Transcribe the listing that follows in full, omitting pictures.
>>>
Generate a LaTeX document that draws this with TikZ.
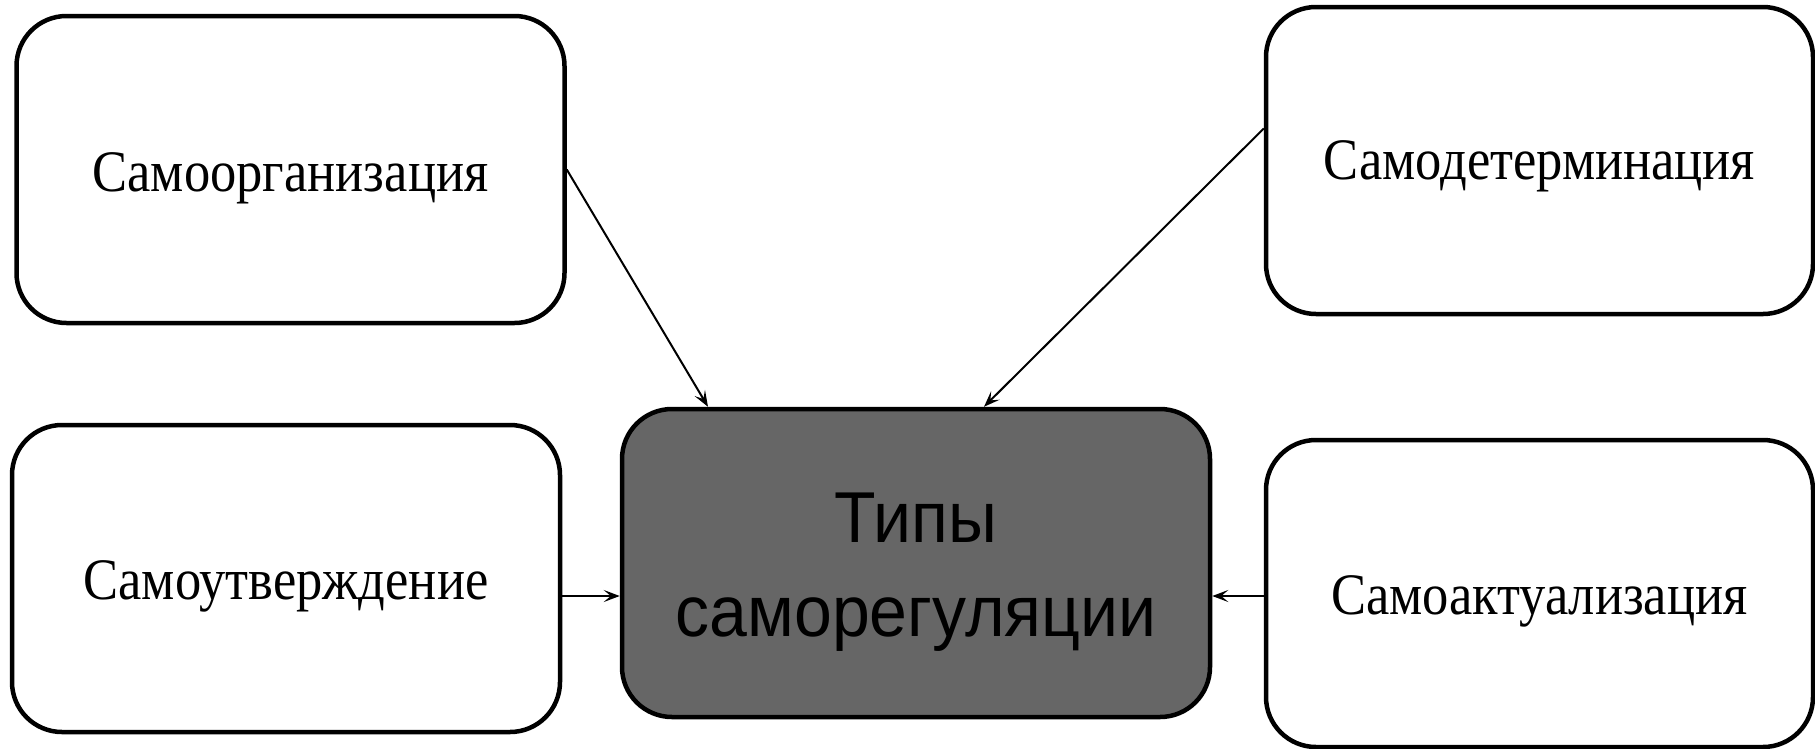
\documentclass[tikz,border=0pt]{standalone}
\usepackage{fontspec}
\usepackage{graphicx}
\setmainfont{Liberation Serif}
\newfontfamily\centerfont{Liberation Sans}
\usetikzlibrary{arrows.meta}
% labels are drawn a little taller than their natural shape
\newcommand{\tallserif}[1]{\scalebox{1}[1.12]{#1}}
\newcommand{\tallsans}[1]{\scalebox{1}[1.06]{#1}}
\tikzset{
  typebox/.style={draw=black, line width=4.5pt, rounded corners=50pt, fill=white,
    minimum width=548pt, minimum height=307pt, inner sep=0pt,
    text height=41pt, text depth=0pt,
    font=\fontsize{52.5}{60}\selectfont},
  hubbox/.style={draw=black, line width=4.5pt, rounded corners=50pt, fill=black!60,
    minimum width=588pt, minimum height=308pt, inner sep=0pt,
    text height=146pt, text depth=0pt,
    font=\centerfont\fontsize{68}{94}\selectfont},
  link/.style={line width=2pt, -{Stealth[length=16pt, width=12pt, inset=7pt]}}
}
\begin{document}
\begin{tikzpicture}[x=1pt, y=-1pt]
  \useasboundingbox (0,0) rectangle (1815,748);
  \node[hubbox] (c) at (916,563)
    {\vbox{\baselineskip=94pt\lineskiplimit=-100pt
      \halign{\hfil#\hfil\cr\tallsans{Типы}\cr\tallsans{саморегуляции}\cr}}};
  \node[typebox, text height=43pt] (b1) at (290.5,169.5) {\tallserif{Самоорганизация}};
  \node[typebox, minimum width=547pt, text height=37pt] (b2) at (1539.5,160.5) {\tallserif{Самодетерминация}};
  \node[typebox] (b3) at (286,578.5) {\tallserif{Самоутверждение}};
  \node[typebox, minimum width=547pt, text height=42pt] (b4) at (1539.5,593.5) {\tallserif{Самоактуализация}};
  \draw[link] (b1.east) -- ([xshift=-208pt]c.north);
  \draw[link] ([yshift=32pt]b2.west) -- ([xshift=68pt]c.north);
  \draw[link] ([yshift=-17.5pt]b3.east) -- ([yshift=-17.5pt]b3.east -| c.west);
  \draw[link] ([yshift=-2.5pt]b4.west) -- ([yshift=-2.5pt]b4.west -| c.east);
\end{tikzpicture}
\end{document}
<<<
Solution to this problem:
Generate a LaTeX document that draws this with TikZ.
\documentclass[tikz,border=0pt]{standalone}
\usepackage{fontspec}
\usepackage{graphicx}
\setmainfont{Liberation Serif}
\newfontfamily\centerfont{Liberation Sans}
\usetikzlibrary{arrows.meta}
% labels are drawn a little taller than their natural shape
\newcommand{\tallserif}[1]{\scalebox{1}[1.12]{#1}}
\newcommand{\tallsans}[1]{\scalebox{1}[1.06]{#1}}
\tikzset{
  typebox/.style={draw=black, line width=4.5pt, rounded corners=50pt, fill=white,
    minimum width=548pt, minimum height=307pt, inner sep=0pt,
    text height=41pt, text depth=0pt,
    font=\fontsize{52.5}{60}\selectfont},
  hubbox/.style={draw=black, line width=4.5pt, rounded corners=50pt, fill=black!60,
    minimum width=588pt, minimum height=308pt, inner sep=0pt,
    text height=146pt, text depth=0pt,
    font=\centerfont\fontsize{68}{94}\selectfont},
  link/.style={line width=2pt, -{Stealth[length=16pt, width=12pt, inset=7pt]}}
}
\begin{document}
\begin{tikzpicture}[x=1pt, y=-1pt]
  \useasboundingbox (0,0) rectangle (1815,748);
  \node[hubbox] (c) at (916,563)
    {\vbox{\baselineskip=94pt\lineskiplimit=-100pt
      \halign{\hfil#\hfil\cr\tallsans{Типы}\cr\tallsans{саморегуляции}\cr}}};
  \node[typebox, text height=43pt] (b1) at (290.5,169.5) {\tallserif{Самоорганизация}};
  \node[typebox, minimum width=547pt, text height=37pt] (b2) at (1539.5,160.5) {\tallserif{Самодетерминация}};
  \node[typebox] (b3) at (286,578.5) {\tallserif{Самоутверждение}};
  \node[typebox, minimum width=547pt, text height=42pt] (b4) at (1539.5,593.5) {\tallserif{Самоактуализация}};
  \draw[link] (b1.east) -- ([xshift=-208pt]c.north);
  \draw[link] ([yshift=32pt]b2.west) -- ([xshift=68pt]c.north);
  \draw[link] ([yshift=-17.5pt]b3.east) -- ([yshift=-17.5pt]b3.east -| c.west);
  \draw[link] ([yshift=-2.5pt]b4.west) -- ([yshift=-2.5pt]b4.west -| c.east);
\end{tikzpicture}
\end{document}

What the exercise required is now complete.